# LYFT is ******ed in North Jersey



## ARIV005

It's not enough that I hardly get rides for Lyft in Northern NJ, but when I do, it's 10 miles away or 27 minutes. C'mon, have some common sense to have the app say, " no cars available " or pay triple....


----------



## JWBurns

I get about 10 Uber pings to 1 Lyft ping. 

A lift ping the other night was 29 minutes away. I was pinged multiple times but the same moron, before I just logged off the app. 

I will say my Lyft riders are much nicer than Uber. Plus, I'm seeing tips off 80% of my Lyft rides.


----------



## ARIV005

Same here... 10 uber pings for every one Lyft. And most of the time I get a decent Lyft ping, I'm on an Uber ride. Can't win...


----------



## BlackStallion

I just subscribed with Lyft and I noticed the same exact thing. In fact I had the app running simultaneously and in about a three hour timeframe I only got 1 lyft request and it was far away. At that point I just shut off the app. I believe people do not know much about Lyft, perhaps?


----------



## Jeff Saloon

Don't worry, we think Lyft to give up and quit as soon as we lower the rates a couple more times.


----------



## ARIV005

BlackStallion said:


> I just subscribed with Lyft and I noticed the same exact thing. In fact I had the app running simultaneously and in about a three hour timeframe I only got 1 lyft request and it was far away. At that point I just shut off the app. I believe people do not know much about Lyft, perhaps?


Yes and no. I've schooled a few people about Lyft and it seems that the tipping option scares them away. There are some cheap folks out there... I can only speak for my area. I hear Lyft is great in CA.


----------



## TeleSki

ARIV005 said:


> Yes and no. I've schooled a few people about Lyft and it seems that the tipping option scares them away. There are some cheap folks out there... I can only speak for my area. I hear Lyft is great in CA.


Lyft in Orange Co. CA sounds about the same as NJ. I get about 8 uber pings for every 1 Lyft ping. I'll turn off Uber if there is no surge and just do Lyft until a surge starts. Also, I'm not getting that many tips on Lyft. I've actually been getting more Uber tips lately. I haven't seen much difference in the type of riders I get with Lyft vs Uber.


----------



## ARIV005

TeleSki said:


> Lyft in Orange Co. CA sounds about the same as NJ. I get about 8 uber pings for every 1 Lyft ping. I'll turn off Uber if there is no surge and just do Lyft until a surge starts. Also, I'm not getting that many tips on Lyft. I've actually been getting more Uber tips lately. I haven't seen much difference in the type of riders I get with Lyft vs Uber.

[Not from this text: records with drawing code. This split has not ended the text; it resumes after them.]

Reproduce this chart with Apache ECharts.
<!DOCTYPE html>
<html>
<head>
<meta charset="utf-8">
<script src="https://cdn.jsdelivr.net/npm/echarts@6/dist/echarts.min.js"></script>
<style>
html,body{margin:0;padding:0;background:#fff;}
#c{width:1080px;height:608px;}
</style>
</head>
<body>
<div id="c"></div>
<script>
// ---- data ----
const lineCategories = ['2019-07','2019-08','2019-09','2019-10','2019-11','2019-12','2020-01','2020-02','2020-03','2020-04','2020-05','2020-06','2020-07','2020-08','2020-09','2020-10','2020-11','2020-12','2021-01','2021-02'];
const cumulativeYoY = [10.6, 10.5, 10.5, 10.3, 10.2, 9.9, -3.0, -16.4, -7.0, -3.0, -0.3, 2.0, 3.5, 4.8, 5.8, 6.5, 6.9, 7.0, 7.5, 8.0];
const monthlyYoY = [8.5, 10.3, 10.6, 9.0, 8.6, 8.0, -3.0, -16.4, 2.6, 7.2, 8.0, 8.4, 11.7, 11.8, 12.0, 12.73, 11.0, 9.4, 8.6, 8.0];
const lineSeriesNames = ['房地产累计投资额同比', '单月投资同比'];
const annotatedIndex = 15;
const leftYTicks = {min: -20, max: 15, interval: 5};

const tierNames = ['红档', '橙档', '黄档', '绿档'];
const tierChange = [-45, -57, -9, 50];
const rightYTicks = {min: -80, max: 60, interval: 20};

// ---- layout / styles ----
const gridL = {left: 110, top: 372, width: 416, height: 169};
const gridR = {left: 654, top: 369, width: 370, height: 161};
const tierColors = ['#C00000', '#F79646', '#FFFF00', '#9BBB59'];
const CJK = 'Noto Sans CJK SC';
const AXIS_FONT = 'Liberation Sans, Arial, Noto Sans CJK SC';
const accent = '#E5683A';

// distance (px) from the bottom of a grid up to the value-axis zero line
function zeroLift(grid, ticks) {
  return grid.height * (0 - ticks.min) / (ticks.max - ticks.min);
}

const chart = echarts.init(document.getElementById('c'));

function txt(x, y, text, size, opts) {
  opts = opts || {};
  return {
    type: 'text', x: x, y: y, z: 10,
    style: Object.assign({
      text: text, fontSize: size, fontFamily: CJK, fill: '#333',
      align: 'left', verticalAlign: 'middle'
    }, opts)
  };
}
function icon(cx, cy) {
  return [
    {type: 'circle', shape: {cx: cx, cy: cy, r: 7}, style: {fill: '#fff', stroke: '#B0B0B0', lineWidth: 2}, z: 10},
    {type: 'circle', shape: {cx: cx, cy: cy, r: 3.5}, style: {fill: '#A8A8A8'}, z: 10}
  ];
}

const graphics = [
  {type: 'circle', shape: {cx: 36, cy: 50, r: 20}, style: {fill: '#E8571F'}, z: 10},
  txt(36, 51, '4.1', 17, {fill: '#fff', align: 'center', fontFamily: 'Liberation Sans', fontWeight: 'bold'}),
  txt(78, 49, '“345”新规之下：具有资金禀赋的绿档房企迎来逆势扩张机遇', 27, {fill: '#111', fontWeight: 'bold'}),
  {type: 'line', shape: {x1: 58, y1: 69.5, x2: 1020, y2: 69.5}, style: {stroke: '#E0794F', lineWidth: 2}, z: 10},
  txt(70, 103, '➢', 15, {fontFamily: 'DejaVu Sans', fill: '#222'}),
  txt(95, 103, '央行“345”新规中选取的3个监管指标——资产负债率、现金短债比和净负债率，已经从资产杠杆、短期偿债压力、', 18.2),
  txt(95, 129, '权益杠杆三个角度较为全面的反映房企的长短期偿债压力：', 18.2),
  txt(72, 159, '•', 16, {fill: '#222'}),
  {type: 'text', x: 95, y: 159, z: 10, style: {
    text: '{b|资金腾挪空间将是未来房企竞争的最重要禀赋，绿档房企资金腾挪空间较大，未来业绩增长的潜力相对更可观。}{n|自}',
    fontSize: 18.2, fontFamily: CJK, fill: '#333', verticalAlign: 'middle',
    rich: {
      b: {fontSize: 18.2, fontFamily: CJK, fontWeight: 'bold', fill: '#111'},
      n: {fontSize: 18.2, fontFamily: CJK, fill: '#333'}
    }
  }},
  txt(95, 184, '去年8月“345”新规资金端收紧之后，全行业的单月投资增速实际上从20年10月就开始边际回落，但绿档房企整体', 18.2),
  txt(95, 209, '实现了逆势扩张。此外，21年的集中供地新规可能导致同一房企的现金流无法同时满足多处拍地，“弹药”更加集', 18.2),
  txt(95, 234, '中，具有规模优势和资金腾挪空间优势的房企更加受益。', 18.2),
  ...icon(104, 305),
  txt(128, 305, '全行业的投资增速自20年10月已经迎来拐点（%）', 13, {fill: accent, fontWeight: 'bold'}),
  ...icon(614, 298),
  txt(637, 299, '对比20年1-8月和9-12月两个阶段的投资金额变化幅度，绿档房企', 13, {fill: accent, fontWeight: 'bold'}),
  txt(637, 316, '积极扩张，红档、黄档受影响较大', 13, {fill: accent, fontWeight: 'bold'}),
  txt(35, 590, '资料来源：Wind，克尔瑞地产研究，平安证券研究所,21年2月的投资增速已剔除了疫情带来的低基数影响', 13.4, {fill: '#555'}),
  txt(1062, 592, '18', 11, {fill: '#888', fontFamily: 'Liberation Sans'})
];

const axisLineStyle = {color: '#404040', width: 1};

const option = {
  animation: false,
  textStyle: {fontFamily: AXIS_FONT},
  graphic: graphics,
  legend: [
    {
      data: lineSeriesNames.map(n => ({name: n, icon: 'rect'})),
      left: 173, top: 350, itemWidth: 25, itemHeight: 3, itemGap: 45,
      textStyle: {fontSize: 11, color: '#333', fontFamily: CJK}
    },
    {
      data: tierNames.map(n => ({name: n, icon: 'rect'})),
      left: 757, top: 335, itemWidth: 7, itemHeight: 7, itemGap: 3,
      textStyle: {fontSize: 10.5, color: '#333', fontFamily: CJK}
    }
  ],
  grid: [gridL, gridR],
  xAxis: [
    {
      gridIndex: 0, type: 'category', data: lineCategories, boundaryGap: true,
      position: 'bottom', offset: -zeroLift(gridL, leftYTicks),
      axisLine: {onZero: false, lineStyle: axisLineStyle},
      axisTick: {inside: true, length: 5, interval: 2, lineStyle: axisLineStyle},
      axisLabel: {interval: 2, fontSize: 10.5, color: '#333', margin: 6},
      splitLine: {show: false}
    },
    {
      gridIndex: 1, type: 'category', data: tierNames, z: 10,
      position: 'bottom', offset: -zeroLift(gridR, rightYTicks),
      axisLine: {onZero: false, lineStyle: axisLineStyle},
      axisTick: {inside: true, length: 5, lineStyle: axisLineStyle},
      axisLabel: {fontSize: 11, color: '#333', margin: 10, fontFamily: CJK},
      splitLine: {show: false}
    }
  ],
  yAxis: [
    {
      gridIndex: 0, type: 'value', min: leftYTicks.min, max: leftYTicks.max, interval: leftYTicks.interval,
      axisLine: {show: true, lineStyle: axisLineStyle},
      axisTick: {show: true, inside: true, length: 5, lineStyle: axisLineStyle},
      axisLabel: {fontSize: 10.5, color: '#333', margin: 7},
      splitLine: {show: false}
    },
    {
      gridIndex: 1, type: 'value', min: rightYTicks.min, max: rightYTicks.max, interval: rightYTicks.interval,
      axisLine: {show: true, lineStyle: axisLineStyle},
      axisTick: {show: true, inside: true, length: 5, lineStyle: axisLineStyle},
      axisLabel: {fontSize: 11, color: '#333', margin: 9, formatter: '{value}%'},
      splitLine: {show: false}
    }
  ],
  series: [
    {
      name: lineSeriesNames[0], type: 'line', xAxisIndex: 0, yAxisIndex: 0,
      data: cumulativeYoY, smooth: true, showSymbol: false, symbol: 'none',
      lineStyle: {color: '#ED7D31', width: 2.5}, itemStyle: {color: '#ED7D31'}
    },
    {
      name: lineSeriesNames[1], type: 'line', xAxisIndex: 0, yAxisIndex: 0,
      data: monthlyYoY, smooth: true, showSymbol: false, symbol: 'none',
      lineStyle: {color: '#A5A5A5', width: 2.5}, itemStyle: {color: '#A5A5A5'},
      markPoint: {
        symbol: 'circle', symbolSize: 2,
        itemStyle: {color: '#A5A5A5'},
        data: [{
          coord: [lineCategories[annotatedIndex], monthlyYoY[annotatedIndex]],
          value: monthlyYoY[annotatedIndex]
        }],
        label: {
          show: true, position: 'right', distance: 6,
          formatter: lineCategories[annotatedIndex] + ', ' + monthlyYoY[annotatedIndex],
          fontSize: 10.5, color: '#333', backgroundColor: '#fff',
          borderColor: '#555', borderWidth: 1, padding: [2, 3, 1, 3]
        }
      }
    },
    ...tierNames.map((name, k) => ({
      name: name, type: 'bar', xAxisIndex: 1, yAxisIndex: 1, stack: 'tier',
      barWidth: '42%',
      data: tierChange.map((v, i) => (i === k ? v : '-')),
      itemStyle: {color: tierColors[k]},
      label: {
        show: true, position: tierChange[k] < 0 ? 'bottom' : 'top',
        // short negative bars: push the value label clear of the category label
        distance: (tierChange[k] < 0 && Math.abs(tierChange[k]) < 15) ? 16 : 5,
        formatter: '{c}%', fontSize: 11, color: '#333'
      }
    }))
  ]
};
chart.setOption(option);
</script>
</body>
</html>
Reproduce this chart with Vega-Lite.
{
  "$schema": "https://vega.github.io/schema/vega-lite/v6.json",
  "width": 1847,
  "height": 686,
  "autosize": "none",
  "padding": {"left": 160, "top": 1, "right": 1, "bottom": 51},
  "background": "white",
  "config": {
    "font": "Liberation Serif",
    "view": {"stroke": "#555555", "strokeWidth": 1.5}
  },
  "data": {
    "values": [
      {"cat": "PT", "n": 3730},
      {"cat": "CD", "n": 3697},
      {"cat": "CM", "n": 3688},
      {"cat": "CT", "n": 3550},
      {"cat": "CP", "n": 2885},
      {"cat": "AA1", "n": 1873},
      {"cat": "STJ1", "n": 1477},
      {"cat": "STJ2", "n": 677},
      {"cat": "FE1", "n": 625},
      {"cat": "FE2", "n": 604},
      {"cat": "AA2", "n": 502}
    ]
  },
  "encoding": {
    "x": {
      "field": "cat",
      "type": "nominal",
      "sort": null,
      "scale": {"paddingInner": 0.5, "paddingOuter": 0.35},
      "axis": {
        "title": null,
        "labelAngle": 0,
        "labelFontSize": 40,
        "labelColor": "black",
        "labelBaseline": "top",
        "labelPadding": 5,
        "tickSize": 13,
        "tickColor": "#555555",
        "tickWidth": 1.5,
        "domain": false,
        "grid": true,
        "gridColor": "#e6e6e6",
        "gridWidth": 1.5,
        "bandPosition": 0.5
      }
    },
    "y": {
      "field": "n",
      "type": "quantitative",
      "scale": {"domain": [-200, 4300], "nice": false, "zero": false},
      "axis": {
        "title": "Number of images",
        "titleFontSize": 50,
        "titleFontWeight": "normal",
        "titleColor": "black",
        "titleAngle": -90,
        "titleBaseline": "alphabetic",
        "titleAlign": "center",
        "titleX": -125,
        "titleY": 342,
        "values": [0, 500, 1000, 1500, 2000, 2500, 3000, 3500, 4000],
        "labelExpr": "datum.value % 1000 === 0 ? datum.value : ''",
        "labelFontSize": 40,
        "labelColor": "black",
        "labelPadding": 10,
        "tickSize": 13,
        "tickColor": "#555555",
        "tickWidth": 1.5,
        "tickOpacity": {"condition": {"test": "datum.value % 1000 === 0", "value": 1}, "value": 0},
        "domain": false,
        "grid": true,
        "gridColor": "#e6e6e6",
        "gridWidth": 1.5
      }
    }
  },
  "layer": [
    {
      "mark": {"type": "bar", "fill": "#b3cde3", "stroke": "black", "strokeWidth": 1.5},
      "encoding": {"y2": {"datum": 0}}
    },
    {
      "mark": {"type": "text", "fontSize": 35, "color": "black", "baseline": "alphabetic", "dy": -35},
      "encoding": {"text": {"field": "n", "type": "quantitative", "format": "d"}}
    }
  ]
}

I agree, the tips are no good. It should be set at a standard 20% and give them them the option to give more. Plus I never know when Lyft is at a higher rate.


----------



## BlackStallion

In NJ it seems that around Jersey City and parts of Hudson county some people are using LYFT. I picked someone up for the first time and she explained that she likes LYFT better than Uber because they charge her card right away, as opposed to Uber, according to her, it takes them a few days to charge the persons checking account.

That's just the account of one client. The fair was definitely double what it would've been if she used Uber so I guess that's a plus for LYFT.


----------



## good4life

BlackStallion said "...The fair was definitely double what it would've been if she used Uber so I guess that's a plus for LYFT" 

... and YOU!!!!


----------



## Lidman

He might be referring to a female sheep, but forgot the correct spelling of it .EWE.


----------



## good4life

ARIV005 said:


> Hey good4nothing, who are you referring to?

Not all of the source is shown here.